IOWA CITY, Iowa - Twins carry a special bond. Last season, that togetherness was tested. Freshman forward Keegan Murray had a breakthrough season for Iowa’s basketball team. Kris Murray spent most of his time taking Luka Garza’s elbows in practice, cheering for his twin brother and sharing his perspective from his seat on the bench.
“I’d say that a lot of people in that position might sulk or not be too happy with the situation,” Kris said. “But I kind of took it as a learning experience. I was happy for him. The only thing you could do was cheer for him, because he played great and made a name for himself.”
Keegan Murray is expected to play a significant role for the Hawkeyes this season. Kris is ready to step up and join him.
“Kris is going to be a major factor on this team, and he needs to be,” Iowa Coach Fran McCaffery said. “That was sort of the plan for him. And he’s worked really hard. He’s a versatile guy. He’s long. He can guard different positions. He can rebound. He can shoot the ball and put it on the deck. He just needs some time to gain his confidence by getting out there and performing the way he’s capable of in games. But that’s going to happen for him.”
Kris, who played a total of 41 minutes in 13 games last season, is confident he can step out of his brother’s shadow and give his team a major lift.
“I will not be Keegan’s brother this year,” Kris said. “You will know me as Kris Murray. You’ll be able to see, on the court, the different types of players we are. But I’m looking forward to making a name for myself this year.”
Kris is a better shooter than Keegan, who does most of his work on drives to the basket and on the glass. They’ve played the game together forever. Their dad, former Hawkeye Kenyon Murray, was often their coach. Neither give the other an inch when it comes to basketball.
“Things were really heated when we were younger because we weren’t as mature,” Kris said. “As we’ve gotten older, it’s gotten a lot more constructive. We really use each other to learn. We hold each other accountable.”
Kris will tell you he beats his brother more often than not when they play one-on-one. “He wouldn’t tell you that, but I beat him pretty good one-on-one,” Kris said. The bottom line could pay dividends for the Hawkeyes.
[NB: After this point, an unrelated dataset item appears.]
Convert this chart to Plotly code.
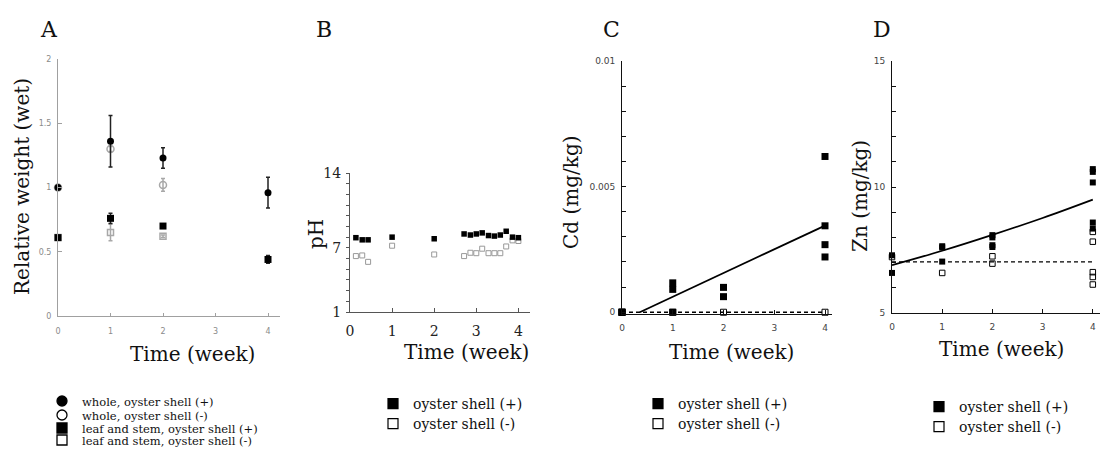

“We’re really competitive with each other,” Kris said. “He’s going to get the best out of me and I’m going to get the best out of him.”
As Keegan got more and more playing time last season, Kenyon and Michelle Murray worried about Kris. They finally called him and asked if everything was okay.
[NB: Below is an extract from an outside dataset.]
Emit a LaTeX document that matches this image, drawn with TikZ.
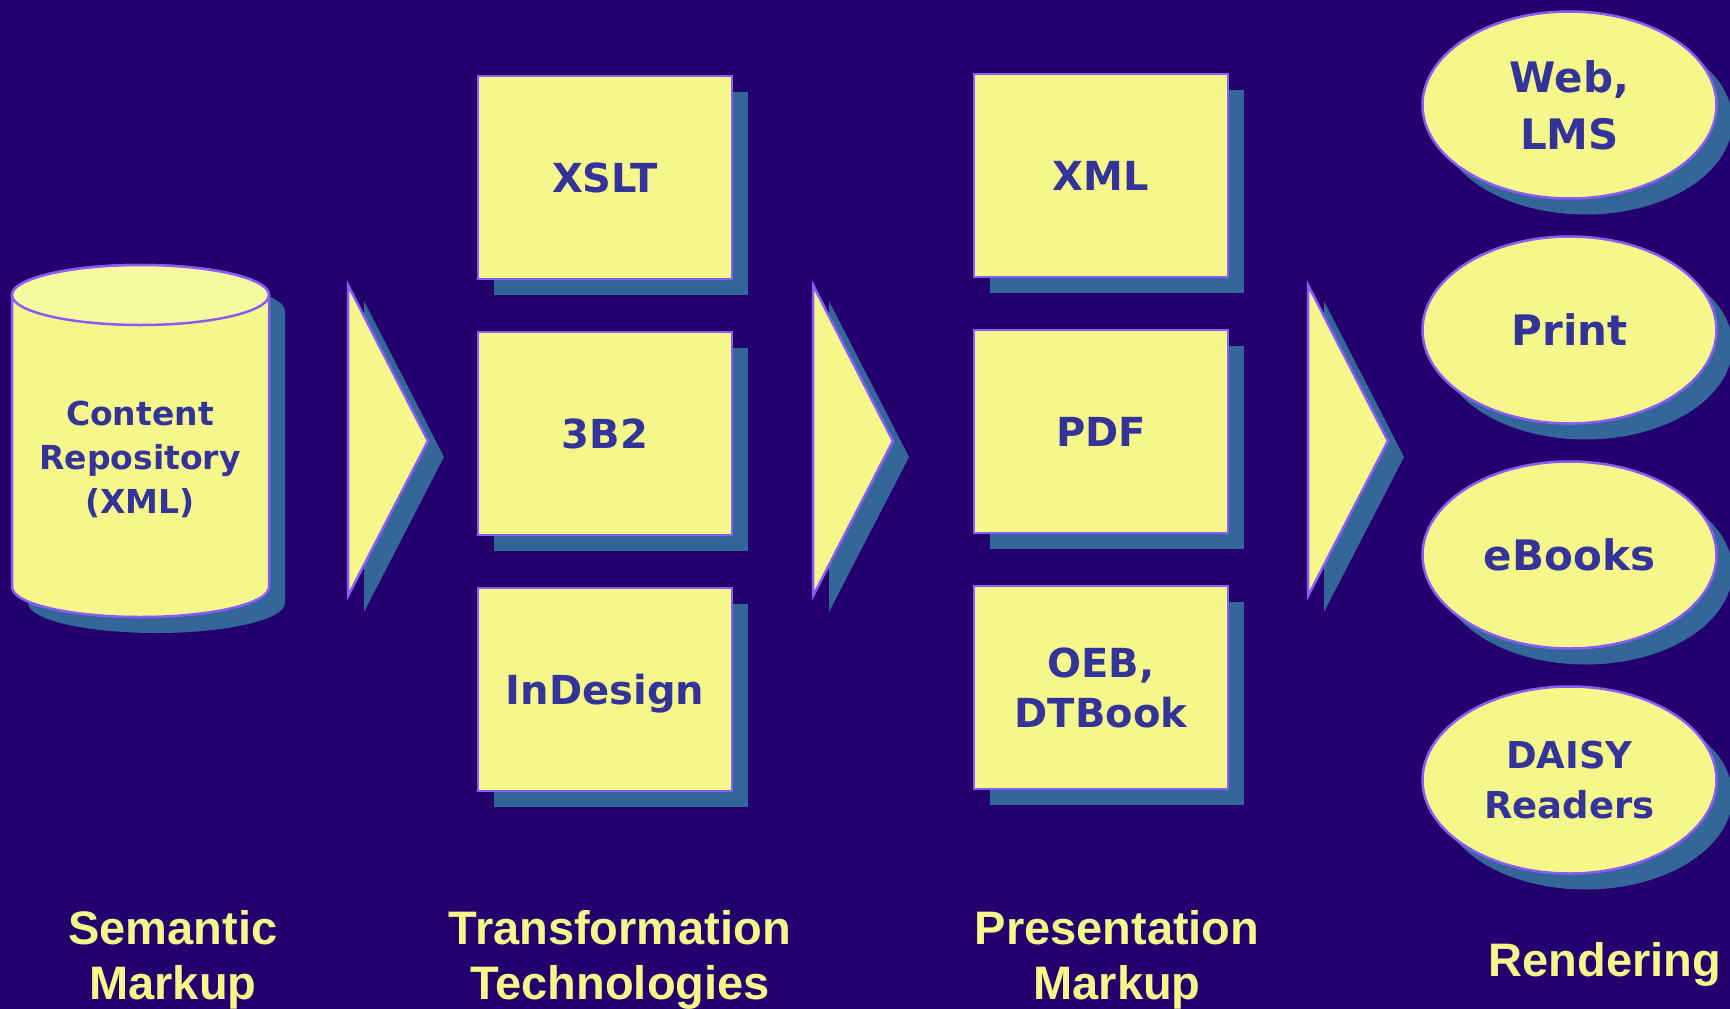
\documentclass[tikz,border=0pt]{standalone}
\usepackage{fontspec}
\setmainfont{Liberation Sans}
\newfontfamily\shapefont{DejaVu Sans}
\usetikzlibrary{shapes.geometric,shadows}

\definecolor{bgblue}{RGB}{36,0,110}
\definecolor{padyellow}{RGB}{245,247,139}
\definecolor{lidyellow}{RGB}{247,249,160}
\definecolor{rimviolet}{RGB}{138,92,246}
\definecolor{shadeblue}{RGB}{51,102,153}
\definecolor{inkblue}{RGB}{51,51,153}

\begin{document}
\begin{tikzpicture}[x=1pt,y=1pt]
		\tikzstyle{box}  = [rectangle,draw=rimviolet,line width=2.5pt,fill=padyellow,inner sep=0pt,
			minimum width=254pt,minimum height=203pt,text=inkblue,align=center,text depth=0pt,
			font=\shapefont\bfseries\fontsize{40}{50}\selectfont,
			drop shadow={shadow xshift=16pt,shadow yshift=-16pt,fill=shadeblue,opacity=1}]
		\tikzstyle{oval} = [ellipse,draw=rimviolet,line width=2.5pt,fill=padyellow,inner sep=0pt,
			minimum width=294pt,minimum height=187pt,text=inkblue,align=center,
			font=\shapefont\bfseries\fontsize{42}{57}\selectfont,
			drop shadow={shadow xshift=16pt,shadow yshift=-16pt,fill=shadeblue,opacity=1}]
		\tikzstyle{caption} = [text=padyellow,align=center,font=\bfseries\fontsize{47}{55}\selectfont]
		\tikzstyle{rim} = [fill=padyellow,draw=rimviolet,line width=2.5pt]
		
		\fill[bgblue] (0,0) rectangle (1730,-1009);
		\useasboundingbox (0,0) rectangle (1730,-1009);
		
		% repository cylinder
		\fill[shadeblue] (28,-311) -- (28,-603) arc (180:360:128.5 and 30) -- (285,-311) arc (0:180:128.5 and 30) -- cycle;
		\filldraw[rim] (12,-295) -- (12,-587) arc (180:360:128.5 and 30) -- (269,-295) arc (0:180:128.5 and 30) -- cycle;
		\filldraw[rim,fill=lidyellow] (140.5,-295) ellipse (128.5 and 30);
		\node[text=inkblue,align=center,font=\shapefont\bfseries\fontsize{33}{44}\selectfont] (repo) at (140,-459) {Content\\Repository\\(XML)};
		
		% arrows
		\foreach \ax in {348,813,1308} {
			\fill[shadeblue] (\ax+16,-301) -- (\ax+96,-457) -- (\ax+16,-612) -- cycle;
			\filldraw[rim] (\ax,-285) -- (\ax+80,-441) -- (\ax,-596) -- cycle;
		}
		
		\node[box] (xslt) at (605,-177.5) {XSLT};
		\node[box] (tbtwo) at (605,-433.5) {3B2};
		\node[box] (indesign) at (605,-689.5) {InDesign};
		
		\node[box] (xml) at (1101,-175.5) {XML};
		\node[box] (pdf) at (1101,-431.5) {PDF};
		\node[box] (oeb) at (1101,-687.5) {OEB,\\DTBook};
		
		\node[oval] (web) at (1569.5,-105) {Web,\\LMS};
		\node[oval] (print) at (1569.5,-330) {Print};
		\node[oval] (ebooks) at (1569.5,-555) {eBooks};
		\node[oval,font=\shapefont\bfseries\fontsize{37}{50}\selectfont] (daisy) at (1569.5,-780) {DAISY\\Readers};
		
		\node[caption] (semantic) at (173,-960) {Semantic\\Markup};
		\node[caption] (transform) at (620,-960) {Transformation\\Technologies};
		\node[caption] (present) at (1117,-960) {Presentation\\Markup};
		\node[caption] (render) at (1605,-964) {Rendering};
	\end{tikzpicture}
\end{document}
"They were worried, but it was all good,” Kris said. “I’m glad they called, though.”
Keegan also tried to lift his brother’s spirits throughout the course of the season.
“It was a situation we’d been in before,” Kris said. “As sophomores (at Cedar Rapids Prairie) he started and I came off the bench for some spot minutes. The year after that I had a pretty big role. He did, too.”
Turning the page to this season, Kris is anxious to show what he can do.
“I just want to be someone who can fill what we lost from last year,” said Kris, whio grew half an inch (to 6-81/2) over the offseason and added 10 pounds to his frame (to 225). I’ve been shooting the ball well, and my 3-point shot has gotten a lot more consistent. I can play multiple positions and defend.”
McCaffery sees Kris playing forward on offense, with the versatility to guard a center at the defensive end.
Going against the national player of the year in practice last season will help Kris a season later.
“I caught a couple of Luka’s elbows,” Kris said. “I got a black eye once. I just had to watch his elbows and do the best I could to contain him, because there’s not a lot to do to stop him. But he really helped me a lot. Just seeing the type of person he was really rubbed off.”
Kris was named for the late Chris Street, a former Hawkeye standout who lost his life in an auto accident in 1993. Street, a junior, was a friend and teammate of Kenyon Murray.
“The Street family means a lot to me and my family,” Kris said. “It’s really cool, just to try and embody him.”
A commemorative plaque of Street hangs outside the Iowa locker room, along with the poem, “Don’t Quit.”
“I see that every day,” Kris said. “I have (the poem) on my phone, too. I read it every single day. It’s just motivation to get better.”